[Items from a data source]
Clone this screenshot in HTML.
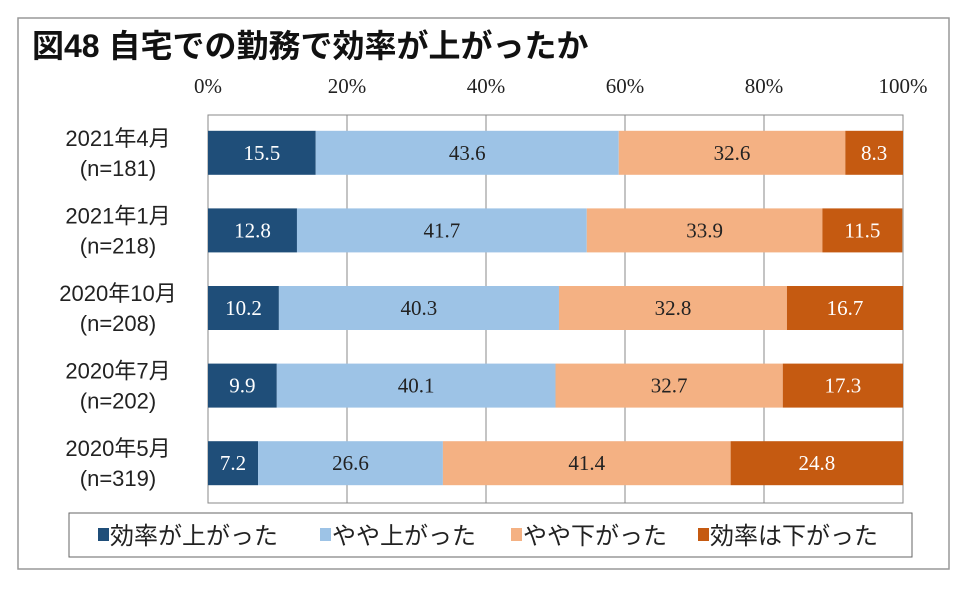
<!DOCTYPE html>
<html><head><meta charset="utf-8"><style>
body{margin:0;background:#fff;width:960px;height:584px;overflow:hidden}
text{font-family:"Liberation Sans","Noto Sans CJK JP",sans-serif}
.serif{font-family:"Liberation Serif","Noto Serif CJK SC",serif}
</style></head><body>
<svg id="c" width="960" height="584" xmlns="http://www.w3.org/2000/svg">
<rect x="18" y="18" width="931" height="551" fill="#fff" stroke="#999" stroke-width="1.5"/>
<text x="32" y="57" font-size="32" font-weight="bold" fill="#111">図48 自宅での勤務で効率が上がったか</text>
<g id="g"></g>
</svg>
<script>
const categories=["2021年4月","2021年1月","2020年10月","2020年7月","2020年5月"];
const sampleSizes=["(n=181)","(n=218)","(n=208)","(n=202)","(n=319)"];
const seriesNames=["効率が上がった","やや上がった","やや下がった","効率は下がった"];
const s1=[15.5,12.8,10.2,9.9,7.2];
const s2=[43.6,41.7,40.3,40.1,26.6];
const s3=[32.6,33.9,32.8,32.7,41.4];
const s4=[8.3,11.5,16.7,17.3,24.8];
const ticks=[0,20,40,60,80,100];
const series=[s1,s2,s3,s4];
const colors=["#1f4e79","#9dc3e6","#f4b183","#c55a11"];
const txtCol=["#fff","#222","#222","#fff"];
const ns="http://www.w3.org/2000/svg",g=document.getElementById('g');
const X0=208,X1=903,Y0=115,Y1=503;
const x=v=>X0+(X1-X0)*v/100;
const rowH=(Y1-Y0)/categories.length, barH=44;
const yc=i=>Y0+rowH*(i+0.5)-1;
function el(t,a,txt){const e=document.createElementNS(ns,t);for(const k in a)e.setAttribute(k,a[k]);if(txt!=null)e.textContent=txt;g.appendChild(e);return e;}
let e=el('rect',{x:X0,y:Y0,width:X1-X0,height:Y1-Y0,fill:'#fff',stroke:'#888'});


ticks.forEach(t=>{
 let l=el('line',{x1:x(t),x2:x(t),y1:Y0,y2:Y1,stroke:'#888'});
 
 
 let tx=el('text',{x:x(t),y:93,'text-anchor':'middle','font-size':21,fill:'#222',class:'serif'},t+'%');
 
 
});
categories.forEach((c,i)=>{
 let cy=yc(i),acc=0;
 series.forEach((s,k)=>{
  const v=s[i];
  let r=el('rect',{x:x(acc),y:cy-barH/2,width:x(acc+v)-x(acc),height:barH,fill:colors[k]});
  
  
  let t=el('text',{x:(x(acc)+x(acc+v))/2,y:cy+7,'text-anchor':'middle','font-size':21,fill:txtCol[k],class:'serif'},v.toFixed(1));
  
  
  acc+=v;
 });
 let a=el('text',{x:118,y:cy-7,'text-anchor':'middle','font-size':22,fill:'#222'},c);
 
 
 let b=el('text',{x:118,y:cy+23,'text-anchor':'middle','font-size':22,fill:'#222'},sampleSizes[i]);
 
 
});
let lg=el('rect',{x:69,y:513,width:843,height:44,fill:'#fff',stroke:'#666'});


const lx=[98,320,511,698];
seriesNames.forEach((n,k)=>{
 let s=el('rect',{x:lx[k],y:528,width:11,height:13,fill:colors[k]});
 
 
 let t=el('text',{x:lx[k]+12,y:544,'font-size':24,fill:'#222'},n);
 
 
});
</script>
</body></html>
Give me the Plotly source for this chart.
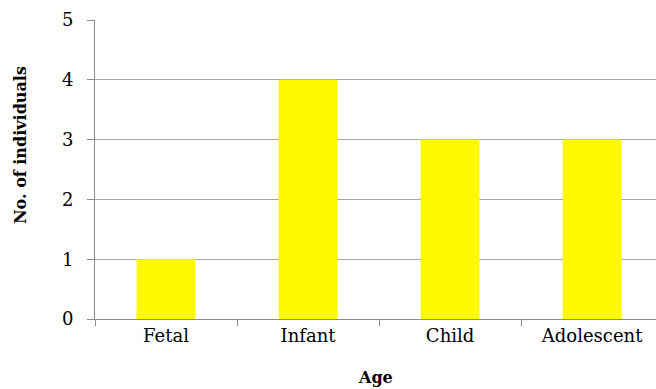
import plotly.graph_objects as go

categories = ["Fetal", "Infant", "Child", "Adolescent"]
counts = [1, 4, 3, 3]
y_ticks = [0, 1, 2, 3, 4, 5]

font_family = "DejaVu Serif"

fig = go.Figure(go.Bar(
    x=categories, y=counts, width=0.415,
    marker=dict(color="#FFFA00", line=dict(width=0)),
    hoverinfo="skip",
))

fig.update_layout(
    width=656, height=389,
    margin=dict(l=95, r=0, t=20, b=70, autoexpand=False),
    paper_bgcolor="white", plot_bgcolor="white",
    showlegend=False,
    font=dict(family=font_family, size=18, color="black"),
)
fig.update_xaxes(
    type="category", range=[-0.5, 3.45], automargin=False,
    showline=True, linecolor="#8c8c8c", linewidth=1,
    ticks="outside", tickson="boundaries", ticklen=6, tickcolor="#8c8c8c",
    showgrid=False,
    tickfont=dict(family=font_family, size=18),
)
fig.update_yaxes(
    range=[0, 5], tickvals=y_ticks, automargin=False,
    showline=True, linecolor="#8c8c8c", linewidth=1,
    ticks="outside", ticklen=7, tickcolor="#8c8c8c",
    showgrid=True, gridcolor="#a6a6a6", gridwidth=1,
    zeroline=False,
    ticklabelstandoff=10,
    tickfont=dict(family=font_family, size=18),
)

# Axis titles placed as in the reference (paper coords relative to plot area)
fig.add_annotation(
    text="<b>No. of individuals</b>", textangle=-90,
    xref="paper", yref="paper", x=(20 - 95) / 561, y=(319 - 145) / 299,
    showarrow=False, font=dict(family=font_family, size=16),
    xanchor="center", yanchor="middle",
)
fig.add_annotation(
    text="<b>Age</b>",
    xref="paper", yref="paper", x=(375 - 95) / 561, y=(319 - 377) / 299,
    showarrow=False, font=dict(family=font_family, size=16),
    xanchor="center", yanchor="middle",
)

fig.write_html(
    "out.html",
    config={"displayModeBar": False, "staticPlot": True},
    post_script="document.body.style.margin='0';document.body.style.overflow='hidden';",
)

• _Your task_: Keep the pictures out of the copy and write out the data exactly as it stands.

• _The reply_:
Clone this screenshot in HTML.
<!DOCTYPE html>
<html><head><meta charset="utf-8"><style>
body{margin:0;background:#fff;width:960px;height:584px;overflow:hidden}
text{font-family:"Liberation Sans","Noto Sans CJK JP",sans-serif}
.serif{font-family:"Liberation Serif","Noto Serif CJK SC",serif}
</style></head><body>
<svg id="c" width="960" height="584" xmlns="http://www.w3.org/2000/svg">
<rect x="18" y="18" width="931" height="551" fill="#fff" stroke="#999" stroke-width="1.5"/>
<text x="32" y="57" font-size="32" font-weight="bold" fill="#111">図48 自宅での勤務で効率が上がったか</text>
<g id="g"></g>
</svg>
<script>
const categories=["2021年4月","2021年1月","2020年10月","2020年7月","2020年5月"];
const sampleSizes=["(n=181)","(n=218)","(n=208)","(n=202)","(n=319)"];
const seriesNames=["効率が上がった","やや上がった","やや下がった","効率は下がった"];
const s1=[15.5,12.8,10.2,9.9,7.2];
const s2=[43.6,41.7,40.3,40.1,26.6];
const s3=[32.6,33.9,32.8,32.7,41.4];
const s4=[8.3,11.5,16.7,17.3,24.8];
const ticks=[0,20,40,60,80,100];
const series=[s1,s2,s3,s4];
const colors=["#1f4e79","#9dc3e6","#f4b183","#c55a11"];
const txtCol=["#fff","#222","#222","#fff"];
const ns="http://www.w3.org/2000/svg",g=document.getElementById('g');
const X0=208,X1=903,Y0=115,Y1=503;
const x=v=>X0+(X1-X0)*v/100;
const rowH=(Y1-Y0)/categories.length, barH=44;
const yc=i=>Y0+rowH*(i+0.5)-1;
function el(t,a,txt){const e=document.createElementNS(ns,t);for(const k in a)e.setAttribute(k,a[k]);if(txt!=null)e.textContent=txt;g.appendChild(e);return e;}
let e=el('rect',{x:X0,y:Y0,width:X1-X0,height:Y1-Y0,fill:'#fff',stroke:'#888'});


ticks.forEach(t=>{
 let l=el('line',{x1:x(t),x2:x(t),y1:Y0,y2:Y1,stroke:'#888'});
 
 
 let tx=el('text',{x:x(t),y:93,'text-anchor':'middle','font-size':21,fill:'#222',class:'serif'},t+'%');
 
 
});
categories.forEach((c,i)=>{
 let cy=yc(i),acc=0;
 series.forEach((s,k)=>{
  const v=s[i];
  let r=el('rect',{x:x(acc),y:cy-barH/2,width:x(acc+v)-x(acc),height:barH,fill:colors[k]});
  
  
  let t=el('text',{x:(x(acc)+x(acc+v))/2,y:cy+7,'text-anchor':'middle','font-size':21,fill:txtCol[k],class:'serif'},v.toFixed(1));
  
  
  acc+=v;
 });
 let a=el('text',{x:118,y:cy-7,'text-anchor':'middle','font-size':22,fill:'#222'},c);
 
 
 let b=el('text',{x:118,y:cy+23,'text-anchor':'middle','font-size':22,fill:'#222'},sampleSizes[i]);
 
 
});
let lg=el('rect',{x:69,y:513,width:843,height:44,fill:'#fff',stroke:'#666'});


const lx=[98,320,511,698];
seriesNames.forEach((n,k)=>{
 let s=el('rect',{x:lx[k],y:528,width:11,height:13,fill:colors[k]});
 
 
 let t=el('text',{x:lx[k]+12,y:544,'font-size':24,fill:'#222'},n);
 
 
});
</script>
</body></html>
Give me the Plotly source for this chart.
import plotly.graph_objects as go

categories = ["Fetal", "Infant", "Child", "Adolescent"]
counts = [1, 4, 3, 3]
y_ticks = [0, 1, 2, 3, 4, 5]

font_family = "DejaVu Serif"

fig = go.Figure(go.Bar(
    x=categories, y=counts, width=0.415,
    marker=dict(color="#FFFA00", line=dict(width=0)),
    hoverinfo="skip",
))

fig.update_layout(
    width=656, height=389,
    margin=dict(l=95, r=0, t=20, b=70, autoexpand=False),
    paper_bgcolor="white", plot_bgcolor="white",
    showlegend=False,
    font=dict(family=font_family, size=18, color="black"),
)
fig.update_xaxes(
    type="category", range=[-0.5, 3.45], automargin=False,
    showline=True, linecolor="#8c8c8c", linewidth=1,
    ticks="outside", tickson="boundaries", ticklen=6, tickcolor="#8c8c8c",
    showgrid=False,
    tickfont=dict(family=font_family, size=18),
)
fig.update_yaxes(
    range=[0, 5], tickvals=y_ticks, automargin=False,
    showline=True, linecolor="#8c8c8c", linewidth=1,
    ticks="outside", ticklen=7, tickcolor="#8c8c8c",
    showgrid=True, gridcolor="#a6a6a6", gridwidth=1,
    zeroline=False,
    ticklabelstandoff=10,
    tickfont=dict(family=font_family, size=18),
)

# Axis titles placed as in the reference (paper coords relative to plot area)
fig.add_annotation(
    text="<b>No. of individuals</b>", textangle=-90,
    xref="paper", yref="paper", x=(20 - 95) / 561, y=(319 - 145) / 299,
    showarrow=False, font=dict(family=font_family, size=16),
    xanchor="center", yanchor="middle",
)
fig.add_annotation(
    text="<b>Age</b>",
    xref="paper", yref="paper", x=(375 - 95) / 561, y=(319 - 377) / 299,
    showarrow=False, font=dict(family=font_family, size=16),
    xanchor="center", yanchor="middle",
)

fig.write_html(
    "out.html",
    config={"displayModeBar": False, "staticPlot": True},
    post_script="document.body.style.margin='0';document.body.style.overflow='hidden';",
)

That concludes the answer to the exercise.